Anyway, the question is to find all monic polynomials $f$ such that the set of roots of $f$ is closed under the squaring operation $r \mapsto r^2$. $f$ can have the root $0$ with any multiplicity; we now restrict our attention to nonzero roots $r$ only. If $|r| \neq 1$ then repeated squaring $k \mapsto r^{2^k}$ rapidly sends the absolute value to either $0$ or $\infty$, and in particular would imply that $f$ has infinitely many roots, so all roots of $f$ must have absolute value exactly $1$. If $r = e^{2 \pi i t}$ then $r^{2^k} = e^{2^{k+1} \pi i t}$ which takes on infinitely many distinct values unless $t$ is rational.

So all of the roots of $f$ must be roots of unity, and moreover if a primitive $d^{th}$ root of unity $\zeta_d$ is a root then $\zeta_d^{2^k}$ must all be a root for all $k \ge 1$. So the answer is exactly the products of copies of $f(z) = z$ and polynomials of the form

$$f(z) = \prod_{k=0}^{n-1} (z - \zeta_d^{2^k})^{m_k}$$

where $\zeta_d$ is some primitive $d^{th}$ root of unity and $n$ is the smallest positive integer such that $2^n \equiv 2^i \bmod d$ for some $i < n$ and the multiplicities $m_k \ge 1$ are arbitrary positive integers. ($i = 0$ if $d$ is odd but not otherwise.)

The answer is much nicer if we ask for $f$ to have integer coefficients.
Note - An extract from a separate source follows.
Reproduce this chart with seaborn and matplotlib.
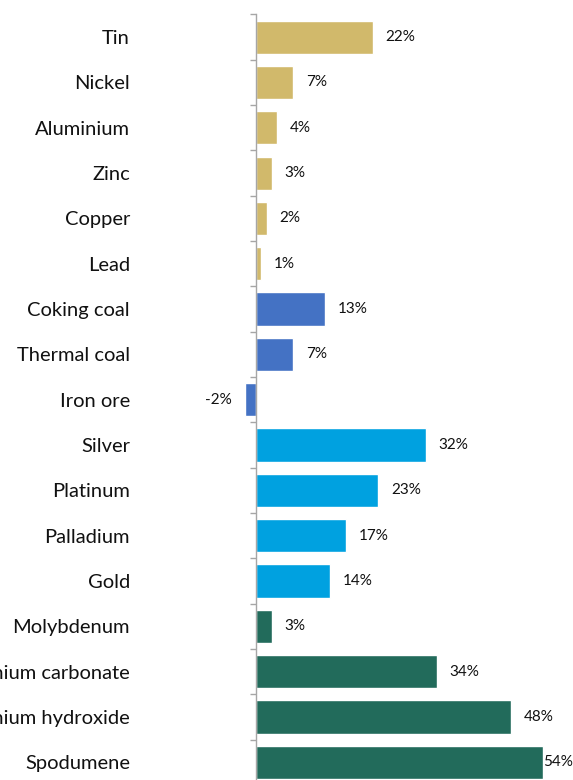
import matplotlib
matplotlib.use("Agg")
import matplotlib.pyplot as plt
import seaborn as sns
import pandas as pd

# data
commodities = ["Tin", "Nickel", "Aluminium", "Zinc", "Copper", "Lead",
               "Coking coal", "Thermal coal", "Iron ore",
               "Silver", "Platinum", "Palladium", "Gold",
               "Molybdenum", "Lithium carbonate", "Lithium hydroxide", "Spodumene"]
changes = [22, 7, 4, 3, 2, 1,
           13, 7, -2,
           32, 23, 17, 14,
           3, 34, 48, 54]
groups = ["base"] * 6 + ["bulk"] * 3 + ["precious"] * 4 + ["battery"] * 4

palette = {"base": "#D1B96B", "bulk": "#4472C4",
           "precious": "#00A1E0", "battery": "#226B5B"}

df = pd.DataFrame({"commodity": commodities, "change": changes, "group": groups})

sns.set_style("white")
plt.rcParams["font.family"] = ["Lato", "DejaVu Sans"]

fig = plt.figure(figsize=(5.73, 7.8), dpi=100)
# axes cropped like the source: left labels and bottom run off the canvas
ax = fig.add_axes([200 / 573, -5 / 780, 373 / 573, 770.6 / 780])

sns.barplot(data=df, x="change", y="commodity", hue="group", palette=palette,
            dodge=False, legend=False, width=0.73, orient="h", ax=ax,
            saturation=1)

ax.set_xlim(-10.55, 59.7)
ax.set_ylim(len(commodities) - 0.5, -0.5)

for s in ["top", "right", "bottom"]:
    ax.spines[s].set_visible(False)
ax.spines["left"].set_position(("data", 0))
ax.spines["left"].set_color("#A6A6A6")
ax.spines["left"].set_linewidth(1.0)

ax.set_xticks([])
ax.set_xlabel("")
ax.set_ylabel("")
ax.set_yticks(range(len(commodities)))
ax.set_yticklabels(commodities)
ax.set_yticks([i - 0.5 for i in range(len(commodities) + 1)], minor=True)
ax.tick_params(axis="y", which="major", left=True, length=0, pad=90.7,
               labelsize=14.5, labelcolor="#111111")
ax.tick_params(axis="y", which="minor", left=True, length=4.3, width=1.0,
               color="#A6A6A6", direction="out")

for i, v in enumerate(changes):
    if v < 0:
        ax.text(v - 2.6, i, f"{v}%", va="center", ha="right",
                fontsize=11, color="#111111")
    else:
        x = v + 2.4
        if x > 54.5:
            # no room at the right edge: sit the label against the bar
            x = v + 0.1
        ax.text(x, i, f"{v}%", va="center", ha="left",
                fontsize=11, color="#111111")

fig.savefig("out.png", dpi=100)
Then if $f(z)$ has $\zeta_d$ as a root of multiplicity $m$ it must be divisible by the cyclotomic polynomial $\Phi_d(z)$ with multiplicity $m$. If $d$ is odd then the roots of $\Phi_d(z)$ are already closed under squaring; otherwise, if $d$ is even then squaring the roots of $\Phi_d(z)$ produces exactly the roots of $\Phi_{\frac{d}{2}}(z)$, so $f$ must also be divisible by $\Phi_{\frac{d}{2}}(z)$. Continuing in this way we conclude that $f$ is a product of copies of $z$ and cyclotomic polynomials $\Phi_{d_i}(z)$ with the property that the set of $d_i$ which occur is closed under division by $2$. This can be restated in a slightly nicer way as follows: if $d$ is odd then

$$\Phi_d(z) \Phi_{2d}(z) \Phi_{4d}(z) \dots \Phi_{2^k d}(z) = \Phi_d(z^{2^k})$$

so equivalently $f$ is a product of copies of $z$ and polynomials of the form $\Phi_d(z^{2^k})$ where $d$ is odd.

In particular, your claim that all cyclotomic polynomials work is not quite right, and $\Phi_2(z) = z + 1$ is the smallest counterexample.